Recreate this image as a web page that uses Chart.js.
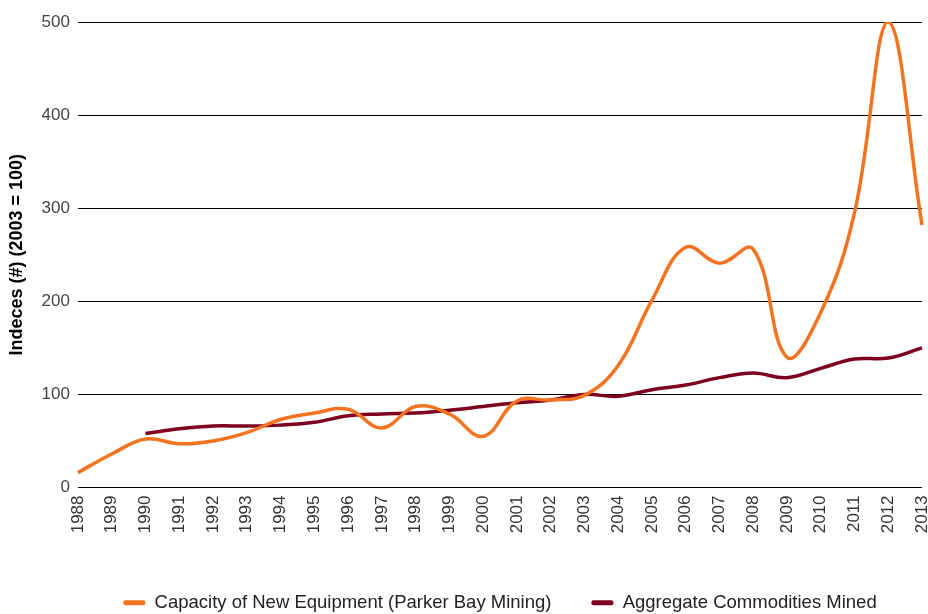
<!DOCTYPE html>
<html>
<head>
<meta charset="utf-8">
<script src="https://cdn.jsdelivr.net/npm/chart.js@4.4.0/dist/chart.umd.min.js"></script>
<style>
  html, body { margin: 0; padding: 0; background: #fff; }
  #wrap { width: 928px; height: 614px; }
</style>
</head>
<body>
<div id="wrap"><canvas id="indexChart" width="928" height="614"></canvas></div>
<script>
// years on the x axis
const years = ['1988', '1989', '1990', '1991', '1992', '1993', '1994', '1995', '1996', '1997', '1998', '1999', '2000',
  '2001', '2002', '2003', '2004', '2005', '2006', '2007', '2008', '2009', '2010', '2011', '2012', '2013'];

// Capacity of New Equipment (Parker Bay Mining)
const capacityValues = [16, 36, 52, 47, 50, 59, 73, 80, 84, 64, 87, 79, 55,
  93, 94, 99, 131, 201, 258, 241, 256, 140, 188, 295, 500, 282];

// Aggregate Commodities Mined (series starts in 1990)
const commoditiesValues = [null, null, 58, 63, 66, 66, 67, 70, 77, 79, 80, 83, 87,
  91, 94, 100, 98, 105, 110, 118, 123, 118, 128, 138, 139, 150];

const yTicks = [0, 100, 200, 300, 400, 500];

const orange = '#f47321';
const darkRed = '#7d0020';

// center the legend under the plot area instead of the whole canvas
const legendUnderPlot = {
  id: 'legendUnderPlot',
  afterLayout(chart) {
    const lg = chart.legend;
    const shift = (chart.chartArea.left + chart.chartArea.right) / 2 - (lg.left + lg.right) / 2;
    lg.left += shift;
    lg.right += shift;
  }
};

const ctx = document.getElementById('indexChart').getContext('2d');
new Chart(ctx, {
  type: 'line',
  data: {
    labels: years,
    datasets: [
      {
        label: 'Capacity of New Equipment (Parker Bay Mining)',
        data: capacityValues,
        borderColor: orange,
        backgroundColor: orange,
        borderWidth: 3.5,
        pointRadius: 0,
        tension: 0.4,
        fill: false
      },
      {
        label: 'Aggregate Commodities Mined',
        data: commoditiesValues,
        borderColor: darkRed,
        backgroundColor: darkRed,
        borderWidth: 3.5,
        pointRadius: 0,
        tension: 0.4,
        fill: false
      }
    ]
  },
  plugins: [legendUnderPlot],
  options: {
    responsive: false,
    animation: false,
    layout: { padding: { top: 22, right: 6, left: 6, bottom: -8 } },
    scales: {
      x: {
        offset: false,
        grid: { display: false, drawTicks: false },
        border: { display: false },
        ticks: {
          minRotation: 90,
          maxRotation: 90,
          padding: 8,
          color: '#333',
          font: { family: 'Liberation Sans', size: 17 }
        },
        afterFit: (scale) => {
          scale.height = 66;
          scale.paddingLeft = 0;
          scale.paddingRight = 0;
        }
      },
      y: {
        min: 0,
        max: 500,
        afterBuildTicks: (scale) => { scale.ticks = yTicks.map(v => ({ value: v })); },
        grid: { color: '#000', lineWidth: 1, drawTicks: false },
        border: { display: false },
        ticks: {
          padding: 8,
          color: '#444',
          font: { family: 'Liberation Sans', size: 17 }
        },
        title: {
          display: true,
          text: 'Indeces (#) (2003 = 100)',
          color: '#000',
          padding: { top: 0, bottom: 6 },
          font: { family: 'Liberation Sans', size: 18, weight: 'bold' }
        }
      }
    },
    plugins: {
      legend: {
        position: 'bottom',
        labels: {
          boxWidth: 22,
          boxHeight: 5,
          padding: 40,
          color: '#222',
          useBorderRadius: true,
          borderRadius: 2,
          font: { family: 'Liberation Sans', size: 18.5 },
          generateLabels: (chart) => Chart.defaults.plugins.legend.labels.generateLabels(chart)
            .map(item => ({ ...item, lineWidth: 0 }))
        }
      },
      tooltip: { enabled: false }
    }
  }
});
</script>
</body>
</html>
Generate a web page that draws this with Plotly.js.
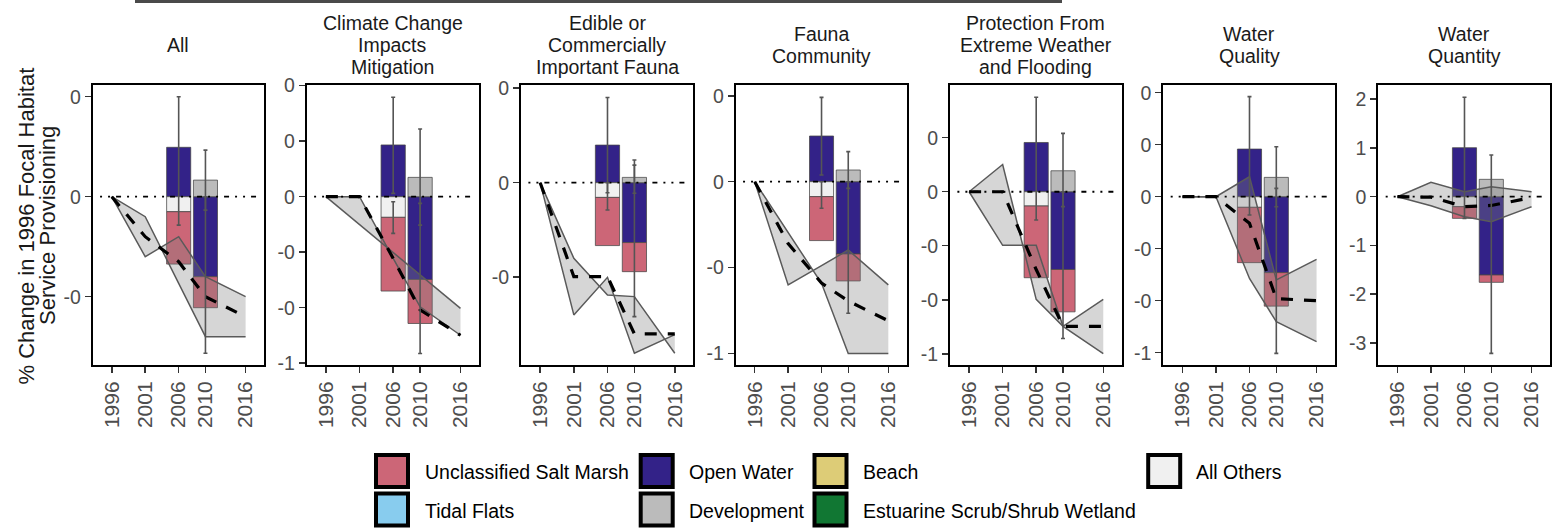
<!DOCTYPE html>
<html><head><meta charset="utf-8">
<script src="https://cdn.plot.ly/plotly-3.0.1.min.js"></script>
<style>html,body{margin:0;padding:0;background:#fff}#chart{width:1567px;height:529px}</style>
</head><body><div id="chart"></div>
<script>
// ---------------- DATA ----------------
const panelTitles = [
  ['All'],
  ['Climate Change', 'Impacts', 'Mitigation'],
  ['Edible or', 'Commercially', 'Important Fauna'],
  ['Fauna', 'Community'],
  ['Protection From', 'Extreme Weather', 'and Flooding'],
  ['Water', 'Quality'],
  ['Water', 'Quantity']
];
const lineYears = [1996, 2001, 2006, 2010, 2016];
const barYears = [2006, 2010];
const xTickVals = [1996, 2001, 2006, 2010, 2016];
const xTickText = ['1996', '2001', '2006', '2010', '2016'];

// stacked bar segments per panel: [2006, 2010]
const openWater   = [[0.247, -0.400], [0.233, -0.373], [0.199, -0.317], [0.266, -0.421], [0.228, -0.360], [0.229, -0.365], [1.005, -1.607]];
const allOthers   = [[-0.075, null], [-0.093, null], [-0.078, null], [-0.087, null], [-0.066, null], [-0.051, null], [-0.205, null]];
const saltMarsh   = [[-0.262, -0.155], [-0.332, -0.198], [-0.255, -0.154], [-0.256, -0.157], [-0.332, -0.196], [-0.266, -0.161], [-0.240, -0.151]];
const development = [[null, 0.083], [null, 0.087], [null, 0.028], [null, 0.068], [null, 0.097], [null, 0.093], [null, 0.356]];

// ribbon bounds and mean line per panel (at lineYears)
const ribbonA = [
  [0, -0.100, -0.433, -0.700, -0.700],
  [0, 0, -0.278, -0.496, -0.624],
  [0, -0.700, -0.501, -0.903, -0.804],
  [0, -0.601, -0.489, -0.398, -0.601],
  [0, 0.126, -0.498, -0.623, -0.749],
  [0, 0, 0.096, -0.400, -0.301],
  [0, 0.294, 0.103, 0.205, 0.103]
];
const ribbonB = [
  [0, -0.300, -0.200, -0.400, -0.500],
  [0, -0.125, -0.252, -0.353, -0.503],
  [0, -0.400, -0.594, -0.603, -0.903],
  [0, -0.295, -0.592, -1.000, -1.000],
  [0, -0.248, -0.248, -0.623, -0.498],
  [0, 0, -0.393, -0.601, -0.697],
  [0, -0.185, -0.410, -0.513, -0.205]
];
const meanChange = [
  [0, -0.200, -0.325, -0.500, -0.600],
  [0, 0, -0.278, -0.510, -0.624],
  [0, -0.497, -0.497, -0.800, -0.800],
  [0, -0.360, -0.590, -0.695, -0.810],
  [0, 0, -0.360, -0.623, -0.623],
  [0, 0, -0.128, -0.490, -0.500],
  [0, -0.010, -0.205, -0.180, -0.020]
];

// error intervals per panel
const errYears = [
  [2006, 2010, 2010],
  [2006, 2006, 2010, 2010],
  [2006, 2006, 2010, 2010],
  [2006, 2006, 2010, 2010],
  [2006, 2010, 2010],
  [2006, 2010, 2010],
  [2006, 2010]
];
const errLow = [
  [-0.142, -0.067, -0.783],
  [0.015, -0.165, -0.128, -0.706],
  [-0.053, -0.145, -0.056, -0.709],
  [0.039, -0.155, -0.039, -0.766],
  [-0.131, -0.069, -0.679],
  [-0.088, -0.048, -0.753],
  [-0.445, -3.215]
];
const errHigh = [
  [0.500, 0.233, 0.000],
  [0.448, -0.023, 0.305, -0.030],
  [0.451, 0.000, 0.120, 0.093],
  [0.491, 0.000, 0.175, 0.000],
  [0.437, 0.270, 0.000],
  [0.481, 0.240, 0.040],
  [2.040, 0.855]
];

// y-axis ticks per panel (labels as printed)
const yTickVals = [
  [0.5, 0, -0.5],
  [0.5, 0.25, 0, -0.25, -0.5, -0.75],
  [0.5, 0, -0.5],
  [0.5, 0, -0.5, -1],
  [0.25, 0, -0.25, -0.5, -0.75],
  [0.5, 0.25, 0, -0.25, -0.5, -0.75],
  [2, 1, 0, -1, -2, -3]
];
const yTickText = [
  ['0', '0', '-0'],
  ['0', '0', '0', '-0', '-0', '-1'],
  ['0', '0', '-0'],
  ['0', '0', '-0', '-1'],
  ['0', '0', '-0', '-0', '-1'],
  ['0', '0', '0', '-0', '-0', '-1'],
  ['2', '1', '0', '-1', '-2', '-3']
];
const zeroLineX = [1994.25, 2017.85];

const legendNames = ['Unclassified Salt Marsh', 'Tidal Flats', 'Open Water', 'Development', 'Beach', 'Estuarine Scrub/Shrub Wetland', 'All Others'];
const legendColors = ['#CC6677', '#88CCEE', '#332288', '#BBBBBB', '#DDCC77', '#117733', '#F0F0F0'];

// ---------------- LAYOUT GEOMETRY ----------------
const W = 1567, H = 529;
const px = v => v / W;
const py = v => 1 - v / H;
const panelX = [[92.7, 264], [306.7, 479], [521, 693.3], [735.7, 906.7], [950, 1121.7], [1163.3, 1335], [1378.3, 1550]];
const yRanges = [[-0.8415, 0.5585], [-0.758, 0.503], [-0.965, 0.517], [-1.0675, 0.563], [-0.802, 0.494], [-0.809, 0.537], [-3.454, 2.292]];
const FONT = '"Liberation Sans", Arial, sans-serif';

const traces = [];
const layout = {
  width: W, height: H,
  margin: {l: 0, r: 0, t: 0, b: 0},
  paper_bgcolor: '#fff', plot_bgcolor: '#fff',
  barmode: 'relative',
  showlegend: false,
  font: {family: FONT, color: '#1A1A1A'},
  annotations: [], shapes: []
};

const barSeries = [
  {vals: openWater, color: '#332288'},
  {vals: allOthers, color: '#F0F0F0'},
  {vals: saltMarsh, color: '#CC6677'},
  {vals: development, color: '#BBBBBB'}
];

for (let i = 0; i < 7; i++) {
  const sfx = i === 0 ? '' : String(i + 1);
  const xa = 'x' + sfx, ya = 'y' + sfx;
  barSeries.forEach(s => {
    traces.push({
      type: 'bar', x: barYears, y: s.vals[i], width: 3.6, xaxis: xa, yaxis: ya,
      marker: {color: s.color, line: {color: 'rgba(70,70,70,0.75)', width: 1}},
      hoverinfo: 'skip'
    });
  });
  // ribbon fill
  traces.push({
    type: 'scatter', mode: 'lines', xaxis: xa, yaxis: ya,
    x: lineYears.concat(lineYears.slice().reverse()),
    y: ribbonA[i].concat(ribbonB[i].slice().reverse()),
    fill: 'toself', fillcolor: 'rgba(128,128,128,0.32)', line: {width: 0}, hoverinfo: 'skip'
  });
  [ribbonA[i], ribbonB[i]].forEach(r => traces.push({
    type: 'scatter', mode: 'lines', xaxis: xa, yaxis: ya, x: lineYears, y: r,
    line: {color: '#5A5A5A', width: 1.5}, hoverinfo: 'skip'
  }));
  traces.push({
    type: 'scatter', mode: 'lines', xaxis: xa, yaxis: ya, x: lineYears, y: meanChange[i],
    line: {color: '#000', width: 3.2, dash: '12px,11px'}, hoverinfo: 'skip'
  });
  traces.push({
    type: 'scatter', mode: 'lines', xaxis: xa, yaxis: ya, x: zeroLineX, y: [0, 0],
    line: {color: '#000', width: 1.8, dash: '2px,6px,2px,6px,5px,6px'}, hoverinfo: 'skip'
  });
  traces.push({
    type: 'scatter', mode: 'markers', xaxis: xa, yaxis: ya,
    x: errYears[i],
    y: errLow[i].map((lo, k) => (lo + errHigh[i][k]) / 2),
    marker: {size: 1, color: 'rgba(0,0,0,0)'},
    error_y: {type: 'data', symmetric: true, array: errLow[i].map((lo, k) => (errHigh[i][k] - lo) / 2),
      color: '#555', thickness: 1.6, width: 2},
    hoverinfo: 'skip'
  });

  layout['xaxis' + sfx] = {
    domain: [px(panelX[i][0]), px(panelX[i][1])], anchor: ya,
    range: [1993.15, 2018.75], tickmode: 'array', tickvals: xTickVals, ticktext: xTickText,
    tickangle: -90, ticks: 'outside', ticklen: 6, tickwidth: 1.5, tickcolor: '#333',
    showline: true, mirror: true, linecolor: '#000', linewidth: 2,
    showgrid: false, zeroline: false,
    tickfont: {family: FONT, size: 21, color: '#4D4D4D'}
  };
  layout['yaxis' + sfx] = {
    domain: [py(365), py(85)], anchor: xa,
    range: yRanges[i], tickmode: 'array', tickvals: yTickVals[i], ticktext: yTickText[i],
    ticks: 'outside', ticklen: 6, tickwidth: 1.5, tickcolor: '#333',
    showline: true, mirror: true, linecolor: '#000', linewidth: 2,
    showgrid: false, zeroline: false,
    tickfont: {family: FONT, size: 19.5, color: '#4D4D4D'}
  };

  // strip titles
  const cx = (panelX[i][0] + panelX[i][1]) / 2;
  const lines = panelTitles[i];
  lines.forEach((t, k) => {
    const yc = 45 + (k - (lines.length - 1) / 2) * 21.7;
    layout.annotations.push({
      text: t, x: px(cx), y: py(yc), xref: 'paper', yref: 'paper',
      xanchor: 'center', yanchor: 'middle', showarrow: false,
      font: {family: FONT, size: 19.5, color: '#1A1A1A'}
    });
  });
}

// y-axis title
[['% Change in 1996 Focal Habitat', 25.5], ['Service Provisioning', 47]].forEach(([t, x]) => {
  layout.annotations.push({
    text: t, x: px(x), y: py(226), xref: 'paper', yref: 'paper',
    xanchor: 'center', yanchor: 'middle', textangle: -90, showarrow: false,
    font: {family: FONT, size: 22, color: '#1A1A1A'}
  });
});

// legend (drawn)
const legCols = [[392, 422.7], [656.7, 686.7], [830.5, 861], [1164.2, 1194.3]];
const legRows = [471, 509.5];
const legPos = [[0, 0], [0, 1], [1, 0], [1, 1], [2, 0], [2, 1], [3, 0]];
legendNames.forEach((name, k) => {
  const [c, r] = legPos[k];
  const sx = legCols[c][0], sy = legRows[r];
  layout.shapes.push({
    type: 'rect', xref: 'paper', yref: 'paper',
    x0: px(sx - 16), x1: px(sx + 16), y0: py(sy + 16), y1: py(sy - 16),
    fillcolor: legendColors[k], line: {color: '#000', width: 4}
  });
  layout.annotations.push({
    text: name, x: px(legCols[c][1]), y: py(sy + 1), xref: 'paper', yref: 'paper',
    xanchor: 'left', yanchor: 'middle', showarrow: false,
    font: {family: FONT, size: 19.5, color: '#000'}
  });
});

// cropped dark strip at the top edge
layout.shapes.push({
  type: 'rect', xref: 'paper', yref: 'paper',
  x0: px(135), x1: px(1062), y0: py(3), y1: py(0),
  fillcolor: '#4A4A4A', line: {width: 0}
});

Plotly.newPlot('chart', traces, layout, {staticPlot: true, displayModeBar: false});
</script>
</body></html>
______________________________
Give again, word for word, the part that opens with the line containing "Generate a web" and closes with the one containing "0.093], [null, 0.356]];". Include both of those lines and skip all pictures.

Generate a web page that draws this with Plotly.js.
<!DOCTYPE html>
<html><head><meta charset="utf-8">
<script src="https://cdn.plot.ly/plotly-3.0.1.min.js"></script>
<style>html,body{margin:0;padding:0;background:#fff}#chart{width:1567px;height:529px}</style>
</head><body><div id="chart"></div>
<script>
// ---------------- DATA ----------------
const panelTitles = [
  ['All'],
  ['Climate Change', 'Impacts', 'Mitigation'],
  ['Edible or', 'Commercially', 'Important Fauna'],
  ['Fauna', 'Community'],
  ['Protection From', 'Extreme Weather', 'and Flooding'],
  ['Water', 'Quality'],
  ['Water', 'Quantity']
];
const lineYears = [1996, 2001, 2006, 2010, 2016];
const barYears = [2006, 2010];
const xTickVals = [1996, 2001, 2006, 2010, 2016];
const xTickText = ['1996', '2001', '2006', '2010', '2016'];

// stacked bar segments per panel: [2006, 2010]
const openWater   = [[0.247, -0.400], [0.233, -0.373], [0.199, -0.317], [0.266, -0.421], [0.228, -0.360], [0.229, -0.365], [1.005, -1.607]];
const allOthers   = [[-0.075, null], [-0.093, null], [-0.078, null], [-0.087, null], [-0.066, null], [-0.051, null], [-0.205, null]];
const saltMarsh   = [[-0.262, -0.155], [-0.332, -0.198], [-0.255, -0.154], [-0.256, -0.157], [-0.332, -0.196], [-0.266, -0.161], [-0.240, -0.151]];
const development = [[null, 0.083], [null, 0.087], [null, 0.028], [null, 0.068], [null, 0.097], [null, 0.093], [null, 0.356]];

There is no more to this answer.